Simeon Bankoff and Tony Nunziato were present at the meeting and recall the same statement by Mr. Laird.

Of course, the money could be in another part of the budget, and it was our mission to now track it down and get it released. We wrote to Councilman David Weprin, Chair of the City Council’s Finance Committee, Queens Borough President Helen Marshall and City Council Speaker Christine Quinn in an effort to find the money. None of them responded positively.

Since receiving Mr. Bankoff’s letter, Councilman Gallagher has only spoken on the record with the Queens Ledger about the money. On February 21st, they reported:

“Since the money had been allocated to the Parks Department, the councilman said by process it is impossible to switch the funds to purchase the site without a budget modification, followed by a Uniform Land Use Review Procedure (ULURP) hearing.

The entire process could take well over a year, and during that time span Saint Saviour’s could be demolished.”

The councilman’s statements are full of inaccuracies. First of all, there would be no ULURP procedure required, because All Faiths has not said they are selling the property to the city. All Faiths is a private not-for-profit corporation, just like the Catalpa YMCA. Gallagher had no problem obtaining $1 million in public funding for the complete renovation of the totally private YMCA, and brags about it constantly. This would be no different.

However, the year-long ULURP process that Gallagher referred to would have applied to purchase of the current site of the church. During that time span, St. Saviour’s could have been razed or more likely “demolished by neglect” as the development company never showed any signs that it was planning to preserve the building as Gallagher had supposedly convinced them to do at one point.

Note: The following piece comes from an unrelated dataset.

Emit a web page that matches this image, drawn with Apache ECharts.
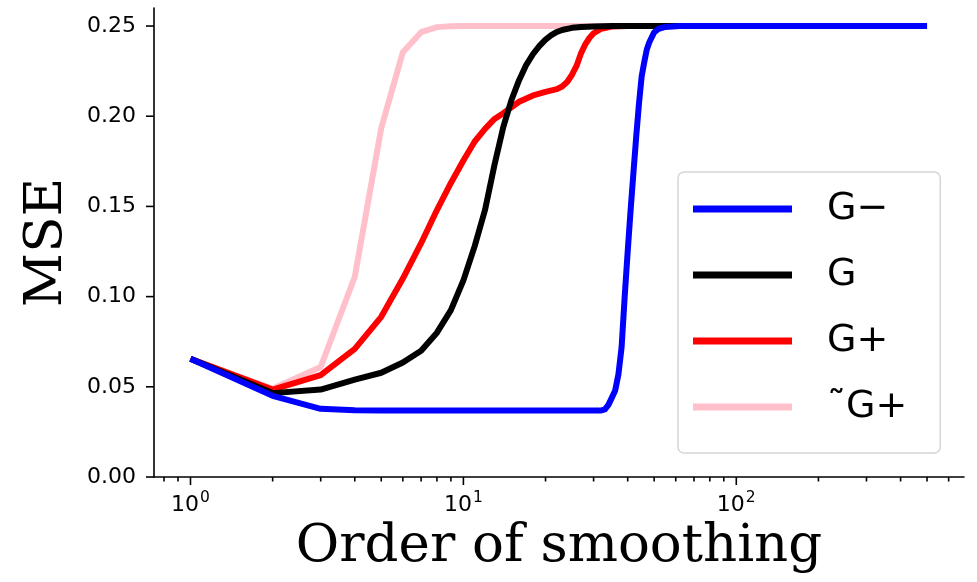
<!DOCTYPE html>
<html><head><meta charset="utf-8">
<script src="https://cdn.jsdelivr.net/npm/echarts@6/dist/echarts.min.js"></script>
<style>html,body{margin:0;padding:0;background:#fff}#c{width:977px;height:582px}</style>
</head><body><div id="c"></div>
<script>
// ---- data ----
const seriesNames = ['G\u2212', 'G', 'G+', '\u02DCG+'];
const seriesColors = ['#0000ff', '#000000', '#ff0000', '#ffc0cb'];

const gMinusX = [1,2,3,4,5,6,8,10,15,20,25,30,32,33,34,35,36,37,38,39,40,41,42,43,44,45,46,47,48,50,52,55,62,100,200,500];
const gMinusY = [0.0655,0.045,0.0378,0.0370,0.0368,0.0368,0.0368,0.0368,0.0368,0.0368,0.0368,0.0368,0.0369,0.0375,0.040,0.044,0.048,0.057,0.072,0.100,0.125,0.148,0.169,0.189,0.207,0.222,0.230,0.237,0.241,0.2465,0.2485,0.2495,0.25,0.25,0.25,0.25];

const gX = [1,2,3,4,5,6,7,8,9,10,11,12,13,14,15,16,17,18,19,20,21,22,23,25,27,30,35,50,100,200,500];
const gY = [0.0655,0.0465,0.0485,0.0540,0.0578,0.0635,0.070,0.080,0.0925,0.109,0.128,0.148,0.173,0.194,0.209,0.220,0.2285,0.2345,0.2390,0.2425,0.2450,0.2467,0.2478,0.2490,0.2495,0.2498,0.25,0.25,0.25,0.25,0.25];

const gPlusX = [1,2,3,4,5,6,7,8,9,10,11,12,13,14,15,16,18,20,22,23,24,25,26,27,28,29,30,32,35,40,100,200,500];
const gPlusY = [0.0655,0.0485,0.0565,0.0710,0.0888,0.110,0.1296,0.148,0.163,0.1755,0.186,0.193,0.1985,0.2017,0.205,0.208,0.2115,0.2135,0.2150,0.2165,0.219,0.223,0.228,0.235,0.240,0.2435,0.246,0.2485,0.2497,0.25,0.25,0.25,0.25];

const gTildeX = [1,2,3,4,5,6,7,8,9,10,100,500];
const gTildeY = [0.0655,0.0489,0.061,0.111,0.1934,0.2355,0.2466,0.2494,0.2499,0.25,0.25,0.25];

const xMajorTicks = [1, 10, 100];
const xMinorTicks = [0.8,0.9,2,3,4,5,6,7,8,9,20,30,40,50,60,70,80,90,200,300,400,500,600];
const yTicks = [0, 0.05, 0.10, 0.15, 0.20, 0.25];
const xMin = 0.735, xMax = 683, yMin = 0, yMax = 0.26;

// ---- chart ----
const chart = echarts.init(document.getElementById('c'), null, {renderer: 'canvas'});
const zip = (xs, ys) => xs.map((x, i) => [x, ys[i]]);
const seriesData = [zip(gMinusX, gMinusY), zip(gX, gY), zip(gPlusX, gPlusY), zip(gTildeX, gTildeY)];
const zOrder = [6, 5, 4, 3];

const tickData = [];
xMajorTicks.forEach(v => tickData.push([v, yMin, 8, 0]));
xMinorTicks.forEach(v => tickData.push([v, yMin, 4.5, 0]));
yTicks.forEach(v => tickData.push([xMin, v, 8, 1]));

const lineSeries = seriesNames.map((name, i) => ({
  name: name,
  type: 'line',
  data: seriesData[i],
  symbol: 'none',
  showSymbol: false,
  z: zOrder[i],
  itemStyle: {color: seriesColors[i]},
  lineStyle: {color: seriesColors[i], width: 6, join: 'round', cap: 'butt'},
  emphasis: {disabled: true},
  animation: false
}));

const tickSeries = {
  type: 'custom',
  name: 'ticks',
  silent: true,
  z: 1,
  clip: false,
  animation: false,
  data: tickData,
  renderItem: function (params, api) {
    const p = api.coord([api.value(0), api.value(1)]);
    const len = api.value(2);
    const dir = api.value(3);
    const shape = dir === 0
      ? {x1: p[0], y1: p[1], x2: p[0], y2: p[1] + len}
      : {x1: p[0], y1: p[1], x2: p[0] - len, y2: p[1]};
    return {type: 'line', shape: shape, style: {stroke: '#000', lineWidth: 1.6}};
  }
};

chart.setOption({
  animation: false,
  backgroundColor: '#fff',
  grid: {left: 154, right: 13, top: 8, bottom: 105, containLabel: false},
  xAxis: {
    type: 'log',
    min: xMin, max: xMax,
    logBase: 10,
    name: 'Order of smoothing',
    nameLocation: 'middle',
    nameGap: 44,
    nameTextStyle: {fontFamily: 'DejaVu Serif', fontSize: 53, color: '#000'},
    axisLine: {show: true, onZero: false, lineStyle: {color: '#000', width: 1.6}},
    axisTick: {show: false},
    splitLine: {show: false},
    minorTick: {show: false},
    axisLabel: {
      margin: 13,
      color: '#000',
      showMinLabel: true, showMaxLabel: true,
      hideOverlap: false,
      formatter: function (v) {
        const e = Math.log10(v);
        if (Math.abs(e - Math.round(e)) < 1e-6 && xMajorTicks.indexOf(Math.round(Math.pow(10, Math.round(e)))) >= 0) {
          return '{b|10}{s|' + Math.round(e) + '}';
        }
        return '';
      },
      rich: {
        b: {fontFamily: 'DejaVu Sans', fontSize: 22, color: '#000', lineHeight: 26, verticalAlign: 'bottom'},
        s: {fontFamily: 'DejaVu Sans', fontSize: 15.5, color: '#000', lineHeight: 26, verticalAlign: 'top', padding: [0, 0, 10, 1]}
      }
    }
  },
  yAxis: {
    type: 'value',
    min: yMin, max: yMax, interval: 0.05,
    name: 'MSE',
    nameLocation: 'middle',
    nameGap: 80,
    nameRotate: 90,
    nameTextStyle: {fontFamily: 'DejaVu Serif', fontSize: 53, color: '#000'},
    axisLine: {show: true, onZero: false, lineStyle: {color: '#000', width: 1.6}},
    axisTick: {show: false},
    splitLine: {show: false},
    axisLabel: {
      margin: 18,
      color: '#000',
      fontFamily: 'DejaVu Sans',
      fontSize: 22,
      showMaxLabel: false,
      formatter: function (v) {
        const k = v / 0.05;
        if (Math.abs(k - Math.round(k)) < 1e-6) return v.toFixed(2);
        return '';
      }
    }
  },
  legend: {
    show: true,
    data: seriesNames,
    orient: 'vertical',
    left: 678, top: 172,
    padding: [18, 33, 27, 15],
    itemGap: 28,
    itemWidth: 99,
    itemHeight: 7,
    icon: 'rect',
    selectedMode: false,
    borderColor: '#d5d5d5',
    borderWidth: 1.5,
    borderRadius: 6,
    backgroundColor: '#fff',
    textStyle: {fontFamily: 'DejaVu Sans', fontSize: 38, color: '#000', padding: [0, 0, 0, 30]}
  },
  series: lineSeries.concat([tickSeries])
});
</script>
</body></html>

But more striking about the Gallagher statement to the Queens Ledger is that he also insisted that the Parks Department has the money. To quote a follow-up e-mail from Joshua Laird dated November 2nd, 2007, “While it would be desirable to have more open space in the area, we have no funding whatsoever to advance the acquisition of this site, let alone future development and maintenance funding.”

It became clear at this point that the money Councilman Gallagher had been bragging about since July 2007 never existed at all. We believe Dennis Gallagher claimed to have secured $1 million in the 2008 budget for St. Saviour’s because he never thought the building would still be standing at this point in time and would never be forced to produce it.

Gallagher went on to explain to the Queens Ledger that “a viable plan to save the church, in exchange for reasonable residential development and public space had been in place, but opposition by a local civic and the Queens Office of City Planning derailed it.”

Here, in once sentence, Gallagher managed to make two more misstatements, showing that he is either irresponsibly misinformed, or lying.

First of all, City Planning was not opposed to the re-zoning, and was about to certify it, according to our sources, as well as the Times Ledger and Queens Chronicle. The developers did initially claim that City Planning had been uncooperative, but the agency strongly refuted this. On December 6th, the Chronicle wrote, “An official from the city planning department flatly denied that the agency put up any resistance to the owner’s plan, contending that the application [withdrawn on November 28th] could have been certified by year’s end.” One of the developers also recently confirmed to the Times Newsweekly that the main reason they pulled the zoning application was the downturn in the housing market. This explanation makes the most sense, given that development projects all over the city have been put on hold, scaled back or discounted.

Second, the “local civic” Gallagher referred to, which is obviously Juniper Civic, did indeed oppose housing at the site, but the developers never stated in any way that our opposition was a factor in their decision to pull the zoning change, nor was our opposition being heard by City Planning who was about the give their stamp of approval. Mr. Gallagher seems to think that we hold a lot of sway over City Planning. (If that were the case, we would have had our Maspeth-Middle Village-Glendale rezoning signed into law by now. It’s been 3 years and it hasn’t even been certified yet.) Apparently Councilman Gallagher is more focused on trying to make us look responsible than on the truth.

Finally, several of the development company’s actions make us question not only the existence of the money, but whether there was ever any intent on its part or Gallagher’s to preserve the church once the zoning change had been approved. One of the owners told the Daily News last November that housing plans for the site were scrapped because city planning was giving them a hard time over preservation of the church building. The article stated, “Planning Department spokeswoman Jennifer Torres said agency officials had asked the owner for greater specificity on how the church would be preserved.” We wonder why this question would have troubled the developer, since Gallagher’s $1 million, had it existed, could have covered restoration via a nonprofit agency.

Furthermore, the developers left large portions of the building open to the elements even after Gallagher publicly said he had worked out a deal with them to save the building. If Gallagher really thought the building was going to be saved, we believe he would have asked the developers to seal it in order to prevent further damage and minimize restoration costs.

On February 25th, the demolition permit was reissued for St. Saviour’s and demolition of the parish hall commenced on the 27th. However, the worksite was shut down on the 28th by the Department of Environmental Protection for possible asbestos contamination. On the 29th, we held a protest with Councilman Avella in front of the church.

We are still hoping to raise the money to move the church and convince the developer to donate the building to All Faiths, but should this vital piece of Maspeth history ultimately be destroyed, Councilman Dennis Gallagher will be the person to blame. There were so many opportunities to save the church and entire property along the way, but Gallagher made sure that they were all wasted because of his political paranoia, cozy relationship with the developers’ lobbyist, and personal vendettas against individual members of JPCA.

The Gallagher Legacy will consist of many things: destruction of neighborhood history, dividing our community, overdevelopment, backroom deals, hypocrisy and dishonesty. This is most unfortunate for the people who will have to live with the consequences of his actions – his current constituents and future generations of Maspeth.